» **Data lines**:

● ● ● ● ● ● ●

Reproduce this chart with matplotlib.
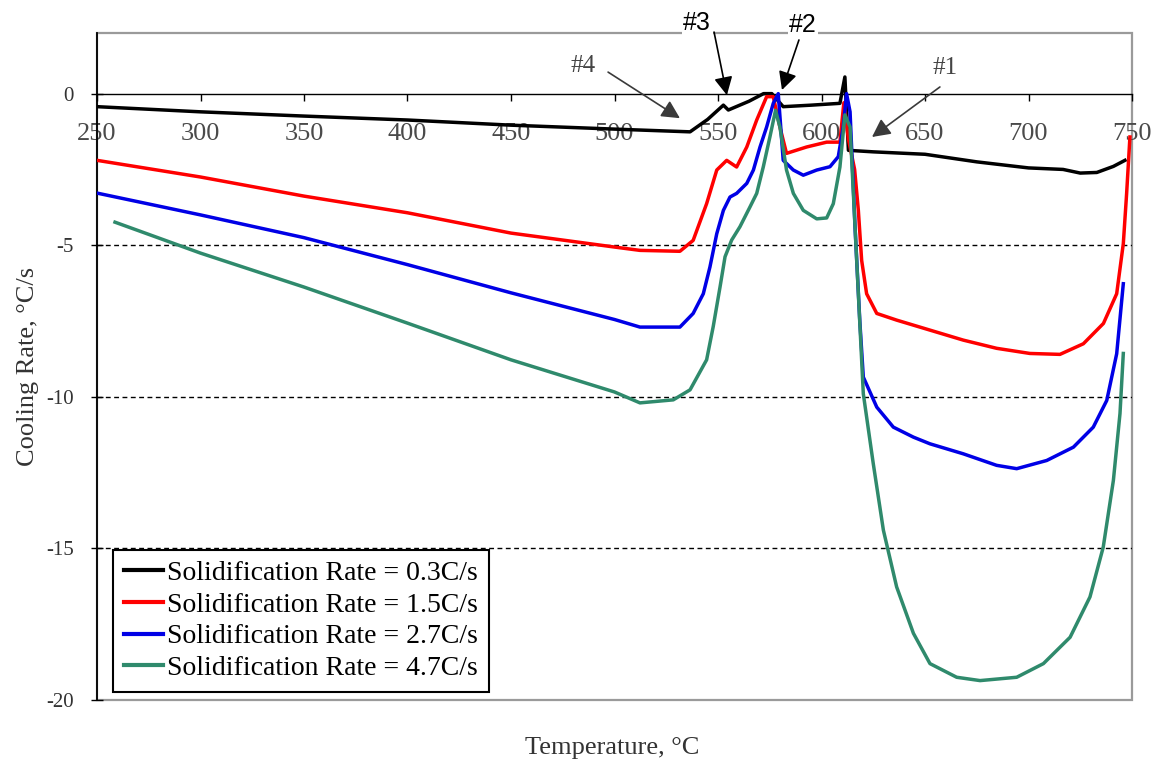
import matplotlib
matplotlib.use("Agg")
import matplotlib.pyplot as plt
from matplotlib.patches import Rectangle

# ---------------- data ----------------
T_black = [250, 300, 350, 400, 450, 500, 512, 536.5, 545, 552.6, 555, 565, 572, 576, 581.5, 595, 608.9,
           611.3, 613, 625, 650, 675, 700, 716.7, 725, 733, 741, 746.6]
R_black = [-0.43, -0.6, -0.74, -0.87, -1.04, -1.17, -1.2, -1.26, -0.85, -0.38, -0.54, -0.25, 0.0, 0.0, -0.43,
           -0.38, -0.32, 0.55, -1.87, -1.92, -2.0, -2.25, -2.45, -2.5, -2.62, -2.6, -2.4, -2.2]

T_red = [250, 300, 350, 400, 450, 500, 512.3, 531.6, 538, 544.5, 549.4, 554.2, 559, 563.9, 568.7, 573.5, 576.7,
         579.9, 583.1, 592.8, 602.5, 608.9, 610.8, 613, 616, 617.8, 619.4, 621.8, 626.7, 636.3, 652.4, 668.5,
         684.6, 700.7, 715.2, 726.5, 736.2, 742.6, 745.8, 747.4, 749]
R_red = [-2.2, -2.75, -3.38, -3.93, -4.6, -5.06, -5.17, -5.2, -4.84, -3.63, -2.52, -2.2, -2.42, -1.76, -0.87,
         -0.1, -0.1, -1.1, -1.97, -1.76, -1.6, -1.6, -0.3, -1.5, -2.5, -3.85, -5.5, -6.6, -7.25, -7.47, -7.8,
         -8.13, -8.4, -8.57, -8.6, -8.25, -7.58, -6.6, -4.95, -3.3, -1.43]

T_blue = [250, 300, 350, 400, 450, 500, 512.3, 531.6, 538, 542.9, 546.1, 549.4, 552.6, 555.8, 559, 563.9, 567.1,
          570.3, 573.5, 576.7, 579.1, 581.5, 586.4, 591.2, 597.7, 604.1, 608.1, 610.5, 612.1, 613.8, 616.2,
          618.5, 620.2, 626.7, 634.7, 644.4, 652.4, 668.5, 684.6, 694.3, 708.8, 721.7, 731.3, 737.8, 742.6, 745.8]
R_blue = [-3.28, -4.0, -4.75, -5.64, -6.57, -7.45, -7.7, -7.7, -7.25, -6.6, -5.72, -4.62, -3.85, -3.41, -3.29,
          -2.96, -2.52, -1.76, -1.1, -0.32, 0.0, -2.2, -2.52, -2.69, -2.52, -2.41, -2.08, -1.1, 0.0, -0.6, -4.4,
          -7.5, -9.35, -10.34, -11.0, -11.33, -11.55, -11.88, -12.26, -12.37, -12.1, -11.66, -11.0, -10.12,
          -8.58, -6.27]

T_green = [258.7, 300, 350, 400, 450, 500, 512.3, 528.4, 536.5, 544.5, 547.7, 551, 553.4, 556.6, 560.6, 565.5,
           568.7, 571.9, 575.1, 577.8, 579.9, 583.1, 586.4, 591.2, 597.7, 602.5, 605.7, 608.9, 611.3, 613.8,
           615.4, 617, 618.6, 620.2, 625, 629.9, 636.3, 644.4, 652.4, 665.3, 676.6, 694.3, 707.2, 720.1, 729.7,
           736.1, 741, 744.2, 745.8]
R_green = [-4.24, -5.26, -6.38, -7.57, -8.78, -9.84, -10.2, -10.1, -9.77, -8.78, -7.68, -6.37, -5.38, -4.83,
           -4.39, -3.73, -3.29, -2.41, -1.42, -0.55, -1.1, -2.52, -3.29, -3.85, -4.13, -4.1, -3.63, -2.42, -0.7,
           -1.1, -3.3, -5.5, -7.7, -9.9, -12.2, -14.4, -16.27, -17.8, -18.8, -19.25, -19.36, -19.25, -18.8,
           -17.93, -16.6, -14.96, -12.76, -10.55, -8.57]

labels = ["Solidification Rate = 0.3C/s", "Solidification Rate = 1.5C/s",
          "Solidification Rate = 2.7C/s", "Solidification Rate = 4.7C/s"]
colors = ["#000000", "#ff0000", "#0000e6", "#2f8a6c"]

x_ticks = [250, 300, 350, 400, 450, 500, 550, 600, 650, 700, 750]
y_ticks = [0, -5, -10, -15, -20]
grid_levels = [-5, -10, -15]

# annotation: label, text pos, arrow tail, arrow head
notes = [
    ("#4", (484.8, 0.91), (496.9, 0.71), (531.6, -0.81)),
    ("#3", (539.9, 2.32), (548.1, 2.03), (554.3, -0.05)),
    ("#2", (591.1, 2.26), (589.1, 1.77), (580.9, 0.12)),
    ("#1", (659.7, 0.84), (657.2, 0.22), (624.4, -1.43)),
]

# ---------------- figure ----------------
SERIF = ["Liberation Serif", "DejaVu Serif"]
SANS = ["Liberation Sans", "DejaVu Sans"]

fig = plt.figure(figsize=(11.62, 7.66), dpi=100)
ax = fig.add_axes([97 / 1162, 1 - 700 / 766, (1132 - 97) / 1162, (700 - 33) / 766])
ax.set_xlim(250, 750)
ax.set_ylim(-20, 2)

# frame
ax.add_patch(Rectangle((0, 0), 1, 1, transform=ax.transAxes, fill=False,
                       edgecolor="#9a9a9a", lw=1.6, clip_on=False, zorder=0.5))
for s in ["top", "right"]:
    ax.spines[s].set_visible(False)
ax.spines["left"].set_color("black")
ax.spines["left"].set_linewidth(1.3)
ax.spines["bottom"].set_position(("data", 0))
ax.spines["bottom"].set_color("black")
ax.spines["bottom"].set_linewidth(1.0)

for g in grid_levels:
    ax.axhline(g, color="black", lw=1.0, ls=(0, (3.5, 2.5)), zorder=1)

ax.set_xticks(x_ticks)
ax.set_yticks(y_ticks)
ax.set_xticklabels([str(v) for v in x_ticks], fontfamily=SERIF, fontsize=19, color="#4a4a4a")
ax.set_yticklabels([str(v) for v in y_ticks], fontfamily=SERIF, fontsize=15, color="#333333")
ax.tick_params(axis="x", direction="out", length=5, width=1, pad=16)
ax.tick_params(axis="y", direction="inout", length=9, width=1, pad=12)

series = [(T_black, R_black), (T_red, R_red), (T_blue, R_blue), (T_green, R_green)]
handles = []
for (t, r), c, lab in zip(series, colors, labels):
    h, = ax.plot(t, r, color=c, lw=2.5, label=lab, zorder=3, solid_joinstyle="round")
    handles.append(h)

for lab, tpos, tail, head in notes:
    dark = lab in ("#3", "#2")
    col = "black" if dark else "#3a3a3a"
    ax.annotate("", xy=head, xytext=tail,
                arrowprops=dict(arrowstyle="-|>,head_length=0.55,head_width=0.28",
                                color=col, lw=1.2, shrinkA=0, shrinkB=0, mutation_scale=20),
                annotation_clip=False, zorder=5)
    if dark:
        ax.text(tpos[0], tpos[1], lab, fontfamily=SANS, fontsize=18, color="black",
                ha="center", va="center", zorder=6, clip_on=False,
                bbox=dict(facecolor="white", edgecolor="none", pad=1))
    else:
        ax.text(tpos[0], tpos[1], lab, fontfamily=SERIF, fontsize=18, color="#444444",
                ha="center", va="center", zorder=6, clip_on=False)

leg = ax.legend(handles=handles, loc="lower left", bbox_to_anchor=(0.0155, 0.012),
                borderaxespad=0, prop={"family": SERIF, "size": 20}, frameon=True,
                fancybox=False, framealpha=1, edgecolor="black", handlelength=1.4,
                handletextpad=0.15, labelspacing=0.22, borderpad=0.4)
leg.get_frame().set_linewidth(1.5)
for lh in leg.get_lines():
    lh.set_linewidth(3)

fig.text(28 / 1162, 1 - 366 / 766, "Cooling Rate, °C/s", rotation=90, ha="center", va="center",
         fontfamily=SERIF, fontsize=19, color="#333333")
fig.text(612 / 1162, 1 - 748 / 766, "Temperature, °C", ha="center", va="center",
         fontfamily=SERIF, fontsize=19, color="#333333")

fig.savefig("out.png", dpi=100)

● ● ● ● ● ● ●

» **Instruction**: Review the material and copy each line in which the word "matplotlib" appears.

» **Response below**:
Reproduce this chart with matplotlib.
import matplotlib
matplotlib.use("Agg")
import matplotlib.pyplot as plt
from matplotlib.patches import Rectangle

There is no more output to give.